- [ENTRIES SUPPLIED]

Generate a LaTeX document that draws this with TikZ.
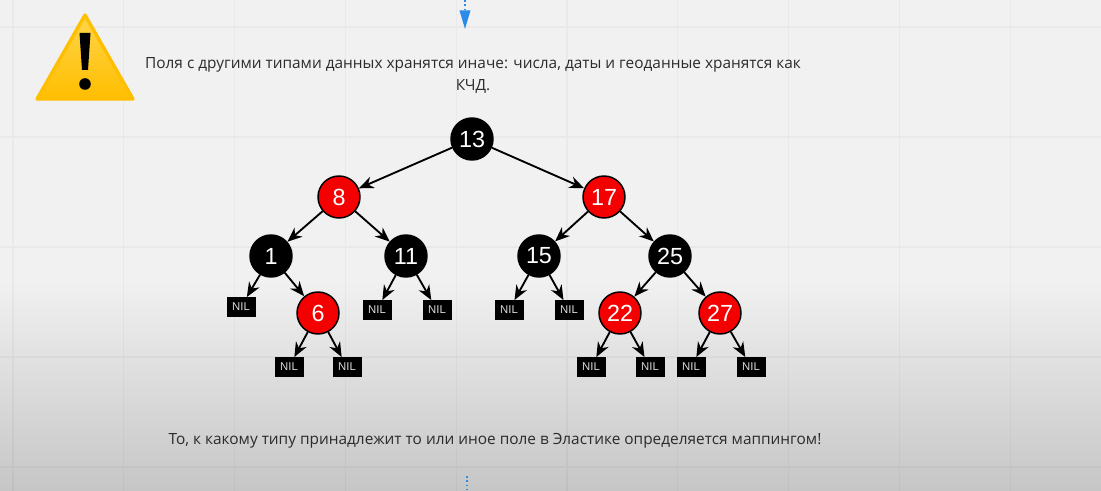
\documentclass[tikz,border=0pt]{standalone}
\usepackage{fontspec}
\setmainfont{Open Sans}
\newfontfamily\numfont{Liberation Sans}
\usepackage{xcolor}
\usetikzlibrary{arrows.meta,positioning}
\definecolor{bgTop}{HTML}{F1F1F1}
\definecolor{bgLow}{HTML}{C6C6C6}
\definecolor{treeRed}{HTML}{F40000}
\definecolor{warnTop}{HTML}{FFD54A}
\definecolor{warnLow}{HTML}{FFBE00}
\definecolor{flowBlue}{HTML}{2B8BE6}
\definecolor{txtGrey}{HTML}{2B2B2B}

\begin{document}
\begin{tikzpicture}[
  x=0.75pt,y=-0.75pt,
  on grid,
  blknode/.style={circle,draw=black,fill=black,line width=1.1pt,minimum size=31.5pt,inner sep=0pt,
                  text=white,font=\numfont\fontsize{17.5}{17.5}\selectfont},
  rednode/.style={blknode,fill=treeRed},
  nil/.style={draw=black,fill=black,minimum width=21pt,minimum height=14.5pt,inner sep=0pt,
              text=white!85!black,font=\numfont\fontsize{8.5}{8.5}\selectfont},
  ar/.style={-{Stealth[length=11pt,width=9pt]},draw=black,line width=1.4pt},
  caption/.style={text=txtGrey,font=\fontsize{11.55}{16.5}\selectfont,align=center},
  gridline/.style={draw=black,opacity=0.03,line width=1pt}]

\useasboundingbox (0,0) rectangle (1101,491);
\fill[bgTop] (0,0) rectangle (1101,280);
\fill[top color=bgTop,bottom color=bgLow,draw=none] (0,280) rectangle (1101,491);
\draw[gridline,xstep=83.1pt,ystep=82.5pt,shift={(13,27)}] (-13,-27) grid (1088,464);

% warning sign
\fill[top color=warnTop,bottom color=warnLow,draw=warnLow,line width=2.5pt,line join=round]
  (85,15) -- (133,99) -- (37,99) -- cycle;
\fill[black] (79.5,33) -- (90.5,33) -- (88,70) -- (82,70) -- cycle;
\fill[black] (85,84) circle (5.8);

\node[caption] (top) at (473,75)
  {Поля с другими типами данных хранятся иначе: числа, даты и геоданные хранятся как\\КЧД.};
\node[caption] (bot) at (495,441)
  {То, к какому типу принадлежит то или иное поле в Эластике определяется маппингом!};

\coordinate (inA) at (465,0);
\coordinate (inB) at (465,29);
\coordinate (outA) at (467,476);
\coordinate (outB) at (467,491);
\draw[flowBlue,line width=1.2pt,dotted,-{Triangle[length=14pt,width=8pt,fill=flowBlue]}] (inA) -- (inB);
\draw[flowBlue,line width=1.2pt,dotted] (outA) -- (outB);

\node[blknode] (n13) at (472,139) {13};
\node[rednode,below left=43.5pt and 99.75pt of n13] (n8) {8};
\node[rednode,below right=43.5pt and 99pt of n13] (n17) {17};
\node[blknode,below left=44.25pt and 51pt of n8] (n1) {1};
\node[blknode,below right=44.25pt and 50.25pt of n8] (n11) {11};
\node[blknode,below left=44.25pt and 48.75pt of n17] (n15) {15};
\node[blknode,below right=44.25pt and 49.5pt of n17] (n25) {25};
\node[nil,below left=38.25pt and 22.5pt of n1] (nilA) {NIL};
\node[rednode,below right=42.75pt and 35.25pt of n1] (n6) {6};
\node[nil,below left=40.5pt and 21.75pt of n11] (nilB) {NIL};
\node[nil,below right=40.5pt and 23.25pt of n11] (nilC) {NIL};
\node[nil,below left=40.5pt and 22.5pt of n15] (nilD) {NIL};
\node[nil,below right=40.5pt and 22.5pt of n15] (nilE) {NIL};
\node[rednode,below left=42.75pt and 37.5pt of n25] (n22) {22};
\node[rednode,below right=42.75pt and 37.5pt of n25] (n27) {27};
\node[nil,below left=40.5pt and 21.75pt of n6] (nilF) {NIL};
\node[nil,below right=40.5pt and 21.75pt of n6] (nilG) {NIL};
\node[nil,below left=40.5pt and 21.75pt of n22] (nilH) {NIL};
\node[nil,below right=40.5pt and 22.5pt of n22] (nilI) {NIL};
\node[nil,below left=40.5pt and 21.75pt of n27] (nilJ) {NIL};
\node[nil,below right=40.5pt and 23.25pt of n27] (nilK) {NIL};

\draw[ar] (n13) -- (n8);
\draw[ar] (n13) -- (n17);
\draw[ar] (n8) -- (n1);
\draw[ar] (n8) -- (n11);
\draw[ar] (n17) -- (n15);
\draw[ar] (n17) -- (n25);
\draw[ar] (n1) -- (nilA);
\draw[ar] (n1) -- (n6);
\draw[ar] (n11) -- (nilB);
\draw[ar] (n11) -- (nilC);
\draw[ar] (n15) -- (nilD);
\draw[ar] (n15) -- (nilE);
\draw[ar] (n25) -- (n22);
\draw[ar] (n25) -- (n27);
\draw[ar] (n6) -- (nilF);
\draw[ar] (n6) -- (nilG);
\draw[ar] (n22) -- (nilH);
\draw[ar] (n22) -- (nilI);
\draw[ar] (n27) -- (nilJ);
\draw[ar] (n27) -- (nilK);
\end{tikzpicture}
\end{document}
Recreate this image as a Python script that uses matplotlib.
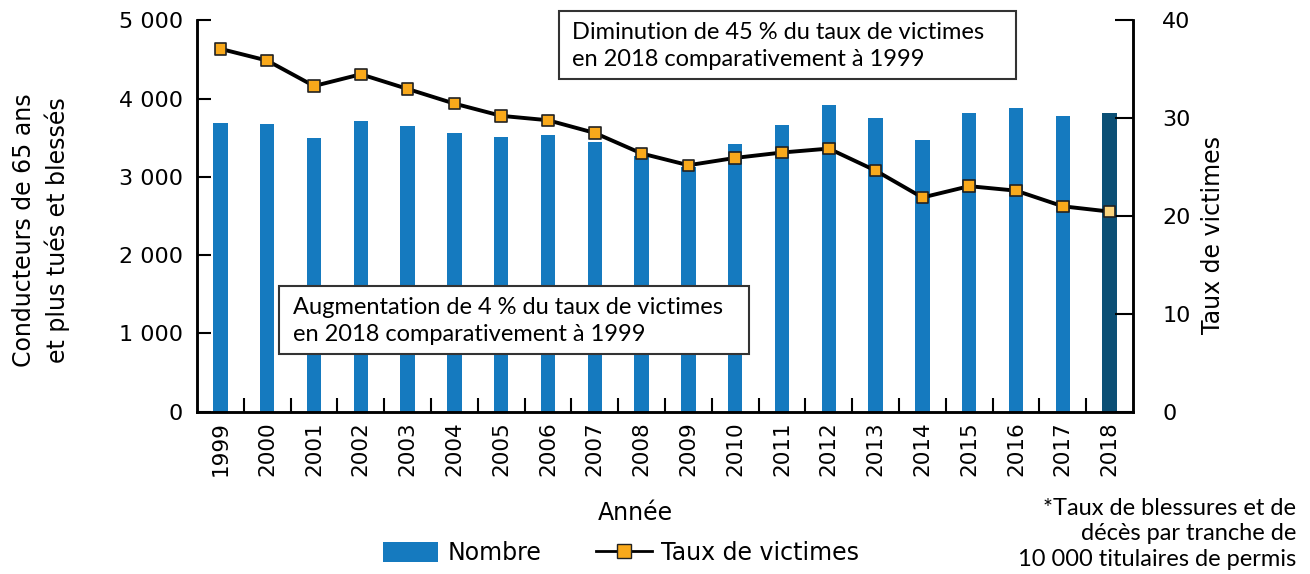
import numpy as np
import matplotlib.pyplot as plt
from matplotlib.patches import Patch, Rectangle
from matplotlib.lines import Line2D

years = ['1999', '2000', '2001', '2002', '2003', '2004', '2005', '2006', '2007', '2008',
         '2009', '2010', '2011', '2012', '2013', '2014', '2015', '2016', '2017', '2018']
nombre = [3687, 3674, 3495, 3713, 3649, 3559, 3508, 3534, 3444, 3270,
          3130, 3419, 3662, 3917, 3751, 3470, 3815, 3879, 3777, 3815]
taux = [37.1, 35.9, 33.3, 34.5, 33.0, 31.5, 30.25, 29.8, 28.5, 26.4,
        25.2, 25.95, 26.5, 26.9, 24.65, 21.9, 23.06, 22.6, 21.0, 20.46]

blue = '#157abf'
dark = '#0b4f75'
orange = '#f9a91b'
light_orange = '#f9d47e'

lab_font = 'DejaVu Sans'
note_font = 'Lato'

W, H = 1310, 574
fig = plt.figure(figsize=(W / 100, H / 100), dpi=100)
ax = fig.add_axes([0.1504, 0.2828, 0.7145, 0.6815])
ax2 = ax.twinx()

x = np.arange(len(years))
cols = [blue] * (len(years) - 1) + [dark]
ax.bar(x, nombre, width=0.31, color=cols, zorder=2)

ax2.plot(x, taux, color='black', lw=2.8, zorder=3)
mcols = [orange] * (len(years) - 1) + [light_orange]
ax2.scatter(x, taux, marker='s', s=68, c=mcols, edgecolors='#222222', linewidths=1.2, zorder=4)

ax.set_xlim(-0.5, len(years) - 0.5)
ax.set_ylim(0, 5000)
ax2.set_ylim(0, 40)

ax.set_yticks([0, 1000, 2000, 3000, 4000, 5000])
ax.set_yticklabels(['0', '1 000', '2 000', '3 000', '4 000', '5 000'], fontsize=16, family=lab_font)
ax2.set_yticks([0, 10, 20, 30, 40])
ax2.set_yticklabels(['0', '10', '20', '30', '40'], fontsize=16, family=lab_font)

ax.set_xticks(x)
ax.set_xticklabels(years, rotation=90, fontsize=15.5, family=lab_font)
ax.set_xticks(np.arange(0.5, len(years) - 1, 1), minor=True)
ax.tick_params(axis='x', which='major', length=0, pad=7)
ax.tick_params(axis='x', which='minor', direction='in', length=10, width=1.5)
ax.tick_params(axis='y', direction='in', length=10, width=1.5, pad=10)
ax2.tick_params(axis='y', direction='in', length=13, width=1.5, pad=21)

for a in (ax, ax2):
    a.spines['top'].set_visible(False)
    for s in ('left', 'right', 'bottom'):
        a.spines[s].set_linewidth(1.8)

ax.set_ylabel('Conducteurs de 65 ans\net plus tués et blessés', fontsize=17, family=lab_font,
              va='center', ha='center', linespacing=1.4)
ax.yaxis.set_label_coords((41 - 197) / 936, (411.7 - 230) / 391)
ax2.set_ylabel('Taux de victimes', fontsize=17, family=lab_font, va='center', ha='center')
ax2.yaxis.set_label_coords((1213 - 197) / 936, (411.7 - 235) / 391)
ax.set_xlabel('Année', fontsize=17, family=lab_font, va='center')
ax.xaxis.set_label_coords((635 - 197) / 936, (411.7 - 513) / 391)

# annotation boxes
for (x0, y0, x1, y1) in [(559, 11, 1016, 79), (279, 286, 749, 354)]:
    fig.add_artist(Rectangle((x0 / W, 1 - y1 / H), (x1 - x0) / W, (y1 - y0) / H,
                             transform=fig.transFigure, facecolor='white', edgecolor='#333333',
                             linewidth=1.5, zorder=5))
fig.text(572 / W, 1 - 46 / H, 'Diminution de 45 % du taux de victimes\nen 2018 comparativement à 1999',
         fontsize=17, family=note_font, va='center', ha='left', linespacing=1.3, zorder=6)
fig.text(293 / W, 1 - 321 / H, 'Augmentation de 4 % du taux de victimes\nen 2018 comparativement à 1999',
         fontsize=17, family=note_font, va='center', ha='left', linespacing=1.3, zorder=6)

fig.text(1296 / W, 1 - 534 / H, '*Taux de blessures et de\ndécès par tranche de\n10 000 titulaires de permis',
         fontsize=17, family=note_font, ha='right', va='center', linespacing=1.25)

handles = [Patch(facecolor=blue, edgecolor='none'),
           Line2D([], [], color='black', lw=2, marker='s', markersize=10,
                  markerfacecolor=orange, markeredgecolor='#222222')]
fig.legend(handles, ['Nombre', 'Taux de victimes'], loc='center', bbox_to_anchor=(621 / W, 1 - 553 / H),
           ncol=2, frameon=False, prop={'family': lab_font, 'size': 17}, handlelength=2.37,
           handleheight=0.9, columnspacing=2.3, handletextpad=0.4)

fig.savefig('out.png', dpi=100)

- [EXERCISE DETAILS] Repeat only what lies between the start of the data and the end of the line containing "(outA) -- (outB);", exactly, with pictures left out.

- [ANSWER BELOW]
Generate a LaTeX document that draws this with TikZ.
\documentclass[tikz,border=0pt]{standalone}
\usepackage{fontspec}
\setmainfont{Open Sans}
\newfontfamily\numfont{Liberation Sans}
\usepackage{xcolor}
\usetikzlibrary{arrows.meta,positioning}
\definecolor{bgTop}{HTML}{F1F1F1}
\definecolor{bgLow}{HTML}{C6C6C6}
\definecolor{treeRed}{HTML}{F40000}
\definecolor{warnTop}{HTML}{FFD54A}
\definecolor{warnLow}{HTML}{FFBE00}
\definecolor{flowBlue}{HTML}{2B8BE6}
\definecolor{txtGrey}{HTML}{2B2B2B}

\begin{document}
\begin{tikzpicture}[
  x=0.75pt,y=-0.75pt,
  on grid,
  blknode/.style={circle,draw=black,fill=black,line width=1.1pt,minimum size=31.5pt,inner sep=0pt,
                  text=white,font=\numfont\fontsize{17.5}{17.5}\selectfont},
  rednode/.style={blknode,fill=treeRed},
  nil/.style={draw=black,fill=black,minimum width=21pt,minimum height=14.5pt,inner sep=0pt,
              text=white!85!black,font=\numfont\fontsize{8.5}{8.5}\selectfont},
  ar/.style={-{Stealth[length=11pt,width=9pt]},draw=black,line width=1.4pt},
  caption/.style={text=txtGrey,font=\fontsize{11.55}{16.5}\selectfont,align=center},
  gridline/.style={draw=black,opacity=0.03,line width=1pt}]

\useasboundingbox (0,0) rectangle (1101,491);
\fill[bgTop] (0,0) rectangle (1101,280);
\fill[top color=bgTop,bottom color=bgLow,draw=none] (0,280) rectangle (1101,491);
\draw[gridline,xstep=83.1pt,ystep=82.5pt,shift={(13,27)}] (-13,-27) grid (1088,464);

% warning sign
\fill[top color=warnTop,bottom color=warnLow,draw=warnLow,line width=2.5pt,line join=round]
  (85,15) -- (133,99) -- (37,99) -- cycle;
\fill[black] (79.5,33) -- (90.5,33) -- (88,70) -- (82,70) -- cycle;
\fill[black] (85,84) circle (5.8);

\node[caption] (top) at (473,75)
  {Поля с другими типами данных хранятся иначе: числа, даты и геоданные хранятся как\\КЧД.};
\node[caption] (bot) at (495,441)
  {То, к какому типу принадлежит то или иное поле в Эластике определяется маппингом!};

\coordinate (inA) at (465,0);
\coordinate (inB) at (465,29);
\coordinate (outA) at (467,476);
\coordinate (outB) at (467,491);
\draw[flowBlue,line width=1.2pt,dotted,-{Triangle[length=14pt,width=8pt,fill=flowBlue]}] (inA) -- (inB);
\draw[flowBlue,line width=1.2pt,dotted] (outA) -- (outB);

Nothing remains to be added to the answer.